The present invention is directed to a composition capable of imparting wet strength to cellulosic sheet products and to the resultant product.
"Cellulosic sheet materials" and "paper products" are terms used herein to include all sheet and sheet like products made from or containing cellulosic fibrous materials. Such products include paper, cardboard, corrogated board and the like.
Cellulosic fibers are hydrophilic and hence are readily wetted and swollen by water. The surfaces of these swollen fibers, when compacted into a web as in paper sheet formation, come together in close contact. As water is removed by drying, interfiber bonding forces develop between the adjacent surfaces. This bonding provides strength and coherence to the finished sheet. Conversely, when such a sheet is rewetted, the fibers swell, the interfiber bonding is weakened, and the paper loses most of its strength. Precise testing of various papers made from different pulps and with various manufacturing conditions but without artificial bonding shows a range of tensile strength retention from about 1 to about 8 percent on complete saturation with water. Until comparatively recently, most paper was used for writing, printing, and illustrating. For such uses the property of wet strength was relatively unimportant. As paper increased in abundance and was applied for a wide variety of uses, it became apparent that some of these uses would be benefited if the paper possessed greater strength when wet.

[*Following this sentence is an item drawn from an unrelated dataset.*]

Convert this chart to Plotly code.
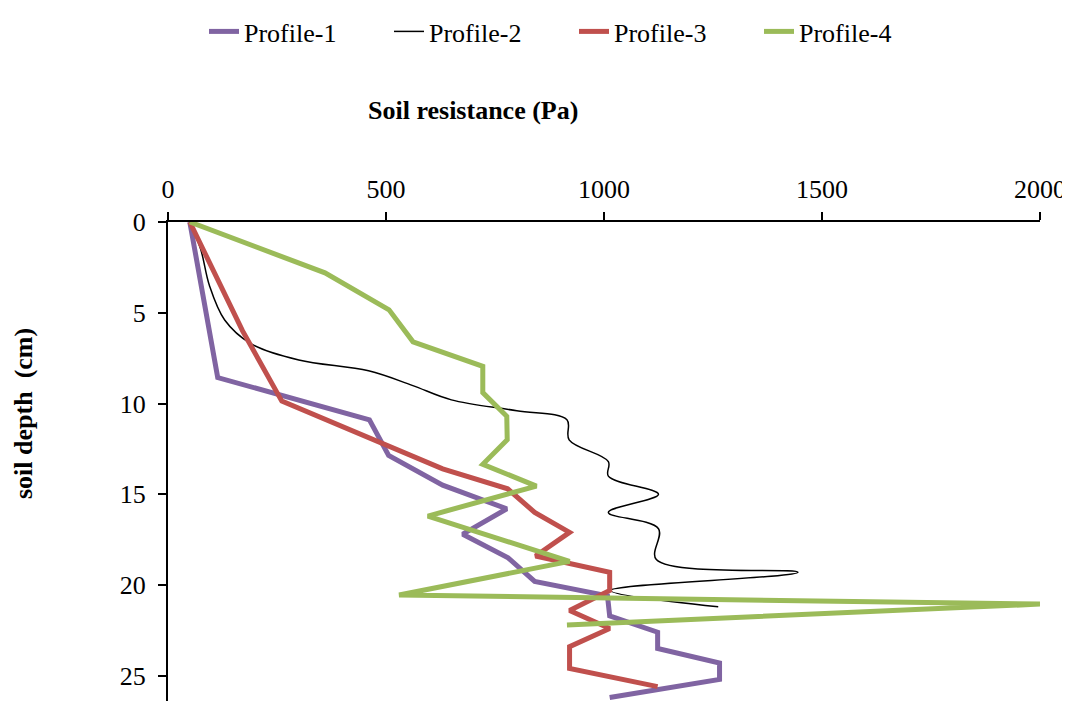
import plotly.graph_objects as go

# Profile-1 (purple)
p1_x = [50, 114, 462, 506, 630, 777, 676, 780, 841, 1008, 1013, 1123, 1123, 1265, 1265, 1013]
p1_y = [0, 8.57, 10.9, 12.86, 14.5, 15.8, 17.2, 18.5, 19.8, 20.6, 21.7, 22.6, 23.5, 24.3, 25.2, 26.2]

# Profile-2 (black, smoothed)
p2_x = [50, 75, 95, 130, 190, 300, 460, 560, 650, 800, 915, 920, 1010, 1010, 1125, 1010, 1125, 1120, 1445, 1015, 1262]
p2_y = [0, 1.5, 3.5, 5.4, 6.7, 7.6, 8.2, 9.0, 9.8, 10.4, 10.9, 12.0, 13.2, 14.0, 15.0, 16.0, 16.9, 18.6, 19.3, 20.3, 21.2]

# Profile-3 (red)
p3_x = [50, 171, 261, 630, 779, 841, 921, 843, 1013, 1013, 921, 1013, 921, 921, 1123]
p3_y = [0, 6.0, 9.87, 13.6, 14.7, 16.0, 17.1, 18.4, 19.3, 20.3, 21.4, 22.4, 23.4, 24.6, 25.6]

# Profile-4 (green)
p4_x = [50, 360, 507, 562, 722, 722, 777, 778, 722, 845, 596, 921, 530, 2000, 915]
p4_y = [0, 2.8, 4.84, 6.6, 7.95, 9.4, 10.7, 12.0, 13.35, 14.55, 16.2, 18.7, 20.55, 21.05, 22.2]

x_ticks = [0, 500, 1000, 1500, 2000]
y_ticks = [0, 5, 10, 15, 20, 25]

FONT = "Liberation Serif"

# figure geometry (page body adds an 8px offset)
W, H = 1062, 693
L, T, R, B = 160, 214, 30, 0
PW, PH = W - L - R, H - T - B

fig = go.Figure()
fig.add_trace(go.Scatter(x=p1_x, y=p1_y, mode="lines", name="Profile-1",
                         line=dict(color="#8064A2", width=5)))
fig.add_trace(go.Scatter(x=p2_x, y=p2_y, mode="lines", name="Profile-2",
                         line=dict(color="#000000", width=1.5, shape="spline", smoothing=1)))
fig.add_trace(go.Scatter(x=p3_x, y=p3_y, mode="lines", name="Profile-3",
                         line=dict(color="#C0504D", width=5)))
fig.add_trace(go.Scatter(x=p4_x, y=p4_y, mode="lines", name="Profile-4",
                         line=dict(color="#9BBB59", width=5)))

fig.update_layout(
    width=W, height=H,
    margin=dict(l=L, r=R, t=T, b=B),
    paper_bgcolor="white", plot_bgcolor="white",
    font=dict(family=FONT, size=26, color="black"),
    showlegend=True,
    legend=dict(orientation="h", x=(196 - L) / PW, xanchor="left",
                yref="container", y=1, yanchor="top",
                font=dict(family=FONT, size=26, color="black"),
                entrywidth=140, entrywidthmode="pixels",
                bgcolor="rgba(0,0,0,0)"),
    xaxis=dict(side="top", range=[0, 2000], tickvals=x_ticks,
               showgrid=False, zeroline=False, showline=True, linecolor="black", linewidth=2,
               ticks="outside", ticklen=8, tickwidth=2, tickcolor="black",
               ticklabelstandoff=4, ticklabeloverflow="allow", automargin=False,
               tickfont=dict(family=FONT, size=26)),
    yaxis=dict(range=[26.39, 0], tickvals=y_ticks,
               showgrid=False, zeroline=False, showline=True, linecolor="black", linewidth=2,
               ticks="outside", ticklen=8, tickwidth=2, tickcolor="black",
               ticklabelstandoff=7, automargin=False,
               tickfont=dict(family=FONT, size=26)),
    annotations=[
        dict(text="<b>Soil resistance (Pa)</b>", xref="paper", yref="paper",
             x=(465 - L) / PW, y=1 + (T - 102) / PH,
             xanchor="center", yanchor="middle", showarrow=False,
             font=dict(family=FONT, size=26)),
        dict(text="<b>soil depth\u00a0 (cm)</b>", xref="paper", yref="paper",
             x=(15 - L) / PW, y=1 - (406 - T) / PH,
             xanchor="center", yanchor="middle", textangle=-90, showarrow=False,
             borderpad=0, font=dict(family=FONT, size=26)),
    ],
)

fig.write_html("out.html")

A series of discoveries in the later 1930s and early 1940s opened the door to mass production of wet-strength paper. It was shown that the use of certain thermosetting resins, particularly the aminoplasts, urea-formaldehyde (UF) and melamine-formaldehyde (MF), dramatically improved the wet strength of paper. These resins were applied to the fiber in the water-soluble, monomeric, or intermediate stage of polymerization. Subsequently, the adsorbed resin was cured to the insoluble condition and wet strength became evident. In the early days of this development, the resins were applied to the already formed sheet as an impregnating solution. Soon, however, resins were developed that were substantive to cellulosic fibers. Such resins could be added to paper stock prior to sheet formation, be adsorbed by the fiber, and eventually cured to produce the wet-strength property.

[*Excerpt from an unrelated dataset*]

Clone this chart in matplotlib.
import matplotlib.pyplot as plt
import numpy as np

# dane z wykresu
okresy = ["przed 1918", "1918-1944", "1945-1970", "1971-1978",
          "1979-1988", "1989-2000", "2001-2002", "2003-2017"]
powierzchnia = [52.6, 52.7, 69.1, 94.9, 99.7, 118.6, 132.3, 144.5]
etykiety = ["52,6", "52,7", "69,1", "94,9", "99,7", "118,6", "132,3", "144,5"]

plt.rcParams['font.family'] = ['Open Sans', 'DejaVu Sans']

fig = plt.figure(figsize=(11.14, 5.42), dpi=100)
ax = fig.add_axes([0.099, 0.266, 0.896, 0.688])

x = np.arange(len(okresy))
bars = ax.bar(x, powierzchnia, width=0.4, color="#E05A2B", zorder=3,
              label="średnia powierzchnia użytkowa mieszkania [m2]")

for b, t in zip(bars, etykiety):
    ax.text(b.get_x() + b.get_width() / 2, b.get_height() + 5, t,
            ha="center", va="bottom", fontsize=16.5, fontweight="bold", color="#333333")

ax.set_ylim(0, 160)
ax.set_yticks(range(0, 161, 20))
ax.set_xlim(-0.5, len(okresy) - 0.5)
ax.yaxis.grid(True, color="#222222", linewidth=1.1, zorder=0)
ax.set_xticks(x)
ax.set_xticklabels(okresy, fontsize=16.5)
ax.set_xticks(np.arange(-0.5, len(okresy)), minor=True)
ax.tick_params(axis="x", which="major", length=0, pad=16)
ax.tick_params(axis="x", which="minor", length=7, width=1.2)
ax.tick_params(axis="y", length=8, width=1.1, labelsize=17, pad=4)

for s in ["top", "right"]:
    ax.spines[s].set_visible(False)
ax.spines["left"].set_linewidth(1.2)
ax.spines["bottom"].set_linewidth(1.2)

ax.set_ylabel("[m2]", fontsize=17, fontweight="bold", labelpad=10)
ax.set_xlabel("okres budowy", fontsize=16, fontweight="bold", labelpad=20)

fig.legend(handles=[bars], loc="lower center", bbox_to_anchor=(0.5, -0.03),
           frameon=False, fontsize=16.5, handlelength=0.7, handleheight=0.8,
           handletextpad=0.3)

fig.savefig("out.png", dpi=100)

A wet-strength paper product shows extraordinary resistance to rupture or disintegration when saturated with water. Wet strength is distinguished from water repellancy or resistance to wetting. To the extent that a paper remains unwetted, even in contact with water, strength will be retained. All papers can be wetted under proper conditions, and to measure wet strength, the wetting liquid must be water.

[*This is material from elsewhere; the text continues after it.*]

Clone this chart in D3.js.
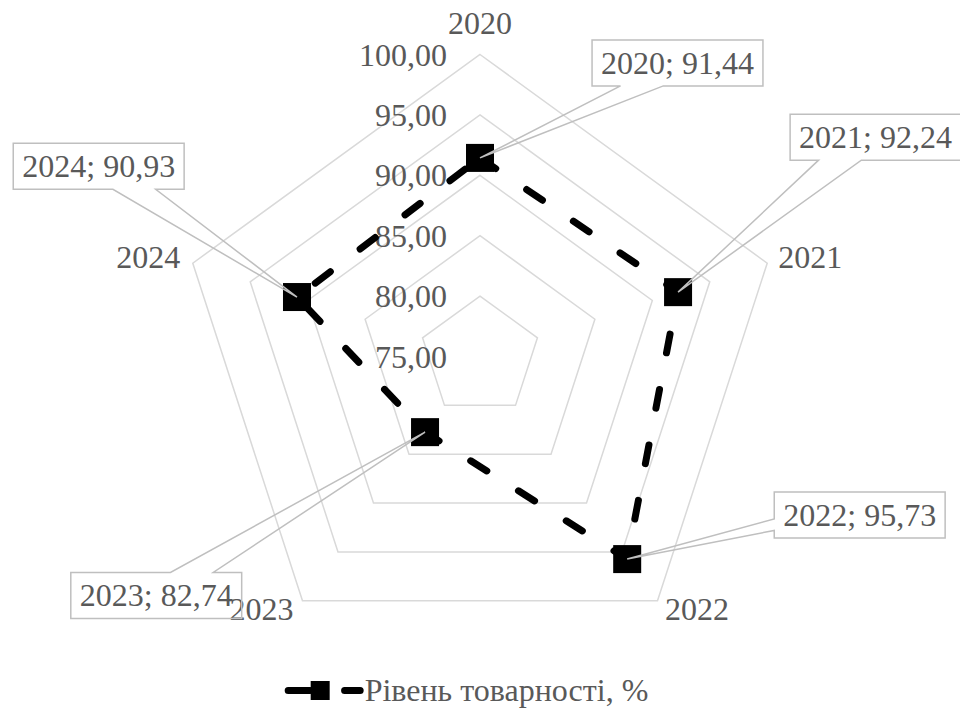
<!DOCTYPE html>
<html>
<head>
<meta charset="utf-8">
<script src="https://cdn.jsdelivr.net/npm/d3@7"></script>
<style>
  html, body { margin: 0; padding: 0; background: #fff; }
  svg { display: block; }
</style>
</head>
<body>
<svg id="chart" width="960" height="710"></svg>
<script>
// ---- data ----
const categories = ["2020", "2021", "2022", "2023", "2024"];
const values = [91.44, 92.24, 95.73, 82.74, 90.93];
const tickValues = [75, 80, 85, 90, 95, 100];
const tickLabels = ["75,00", "80,00", "85,00", "90,00", "95,00", "100,00"];
const seriesName = "Рівень товарності, %";

// ---- layout (manual data-label placement, offsets of box centre from point) ----
const labelOffsets = [[197.5, -95], [197.5, -155], [232.5, -44], [-268.8, 163.3], [-198.3, -130.7]];

const W = 960, H = 710;
const cx = 480, cy = 356.5, R = 302;
const FONT = "'Liberation Serif', 'Times New Roman', serif";
const FS = 32;
const TEXT = "#595959";
const GRID = "#d9d9d9";
const BOX = "#bfbfbf";

const svg = d3.select("#chart");

const r = d3.scaleLinear().domain([75, 100]).range([0, R]);
const angle = d3.scalePoint().domain(categories).range([0, 2 * Math.PI * (categories.length - 1) / categories.length]);

function pt(cat, v) {
  const a = angle(cat), rr = r(v);
  return [cx + rr * Math.sin(a), cy - rr * Math.cos(a)];
}

// gridlines (pentagons)
const gGrid = svg.append("g");
tickValues.filter(t => t > 75).forEach(t => {
  const pts = categories.map(c => pt(c, t));
  gGrid.append("path")
    .attr("d", d3.line()(pts) + "Z")
    .attr("fill", "none")
    .attr("stroke", GRID)
    .attr("stroke-width", 1.5);
});

// tick labels
svg.append("g").selectAll("text").data(tickValues).join("text")
  .attr("x", cx - 33)
  .attr("y", d => cy - r(d) + 11)
  .attr("text-anchor", "end")
  .attr("font-family", FONT)
  .attr("font-size", FS)
  .attr("fill", TEXT)
  .text((d, i) => tickLabels[i]);

// category labels
svg.append("g").selectAll("text").data(categories).join("text")
  .each(function (c) {
    const a = angle(c);
    const [vx, vy] = pt(c, 100);
    const s = Math.sin(a), co = Math.cos(a);
    const sel = d3.select(this);
    if (Math.abs(s) < 0.1) {
      sel.attr("x", vx).attr("y", vy - 21).attr("text-anchor", "middle");
    } else {
      const dx = s > 0 ? (co > 0 ? 11 : 7.5) : (co > 0 ? -12.5 : -9);
      const dy = co > 0 ? 5 : 19;
      sel.attr("x", vx + dx).attr("y", vy + dy).attr("text-anchor", s > 0 ? "start" : "end");
    }
  })
  .attr("font-family", FONT)
  .attr("font-size", FS)
  .attr("fill", TEXT)
  .text(c => c);

// series line
const pts = categories.map((c, i) => pt(c, values[i]));
svg.append("path")
  .attr("d", d3.line()(pts.concat([pts[0]])))
  .attr("fill", "none")
  .attr("stroke", "#000")
  .attr("stroke-width", 7)
  .attr("stroke-linecap", "round")
  .attr("stroke-linejoin", "round")
  .attr("stroke-dasharray", "19 37.4");

// markers
const MS = 28;
svg.append("g").selectAll("rect").data(pts).join("rect")
  .attr("x", d => d[0] - MS / 2)
  .attr("y", d => d[1] - MS / 2)
  .attr("width", MS)
  .attr("height", MS)
  .attr("fill", "#000");

// data label callouts
const fmt = d3.format(".2f");
const gLab = svg.append("g");
categories.forEach((c, i) => {
  const [px, py] = pts[i];
  const label = c + "; " + fmt(values[i]).replace(".", ",");
  const t = gLab.append("text")
    .attr("font-family", FONT)
    .attr("font-size", FS)
    .attr("fill", TEXT)
    .attr("text-anchor", "middle")
    .text(label);
  const tw = t.node().getComputedTextLength();
  const w = tw + 18, h = 46;
  const bcx = px + labelOffsets[i][0], bcy = py + labelOffsets[i][1];
  const x0 = bcx - w / 2, y0 = bcy - h / 2;
  t.attr("x", bcx).attr("y", y0 + 34);
  const dxPos = px - bcx, dyPos = py - bcy;
  let d;
  if (Math.abs(dxPos * h) > Math.abs(dyPos * w)) {
    const y1 = y0 + h * (dyPos > 0 ? 7 : 2) / 12, y2 = y0 + h * (dyPos > 0 ? 10 : 5) / 12;
    if (dxPos < 0) {
      d = `M${x0},${y0}H${x0 + w}V${y0 + h}H${x0}V${y2}L${px},${py}L${x0},${y1}Z`;
    } else {
      d = `M${x0},${y0}H${x0 + w}V${y1}L${px},${py}L${x0 + w},${y2}V${y0 + h}H${x0}Z`;
    }
  } else {
    const x1 = x0 + w * (dxPos > 0 ? 7 : 2) / 12, x2 = x0 + w * (dxPos > 0 ? 10 : 5) / 12;
    if (dyPos < 0) {
      d = `M${x0},${y0}H${x1}L${px},${py}L${x2},${y0}H${x0 + w}V${y0 + h}H${x0}Z`;
    } else {
      d = `M${x0},${y0}H${x0 + w}V${y0 + h}H${x2}L${px},${py}L${x1},${y0 + h}H${x0}Z`;
    }
  }
  gLab.insert("path", "text")
    .attr("d", d)
    .attr("fill", "none")
    .attr("stroke", BOX)
    .attr("stroke-width", 1.5);
});

// legend
const gLeg = svg.append("g");
const lt = gLeg.append("text")
  .attr("font-family", FONT)
  .attr("font-size", FS)
  .attr("fill", TEXT)
  .text(seriesName);
const ltw = lt.node().getComputedTextLength();
const legStart = 466.5 - (80 + ltw) / 2;
const ly = 690.5;
gLeg.append("line")
  .attr("x1", legStart + 3.5).attr("x2", legStart + 75.5)
  .attr("y1", ly).attr("y2", ly)
  .attr("stroke", "#000")
  .attr("stroke-width", 7)
  .attr("stroke-linecap", "round")
  .attr("stroke-dasharray", "22 34.4");
gLeg.append("rect")
  .attr("x", legStart + 35.5 - 9.5).attr("y", ly - 9.5)
  .attr("width", 19).attr("height", 19)
  .attr("fill", "#000");
lt.attr("x", legStart + 80).attr("y", 700.5);
</script>
</body>
</html>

The three major types of resins in current use are urea-formaldehyde resin, melamine-formaldehyde resin and polyamide-polyamine-epichlorohydrin (PPE) resins. The former two require acidic conditions which are normally associated with high degrees of corrosion in the paper machine system and to paper products of inferior nature. The PPE resins carry large amounts of amide groups particularly in the polymer backbone which, although aiding in imparting water solubility to the resin, does not effectively aid in wet strength. Overall, these polymers must be used in high dosages to provide any desired degree of wet strength.
There is a need to have resin which is capable of being incorporated into a paper product and effectively imparting a high degree of wet strength to the product even when used as low dosages than some of the previous known and used compounds.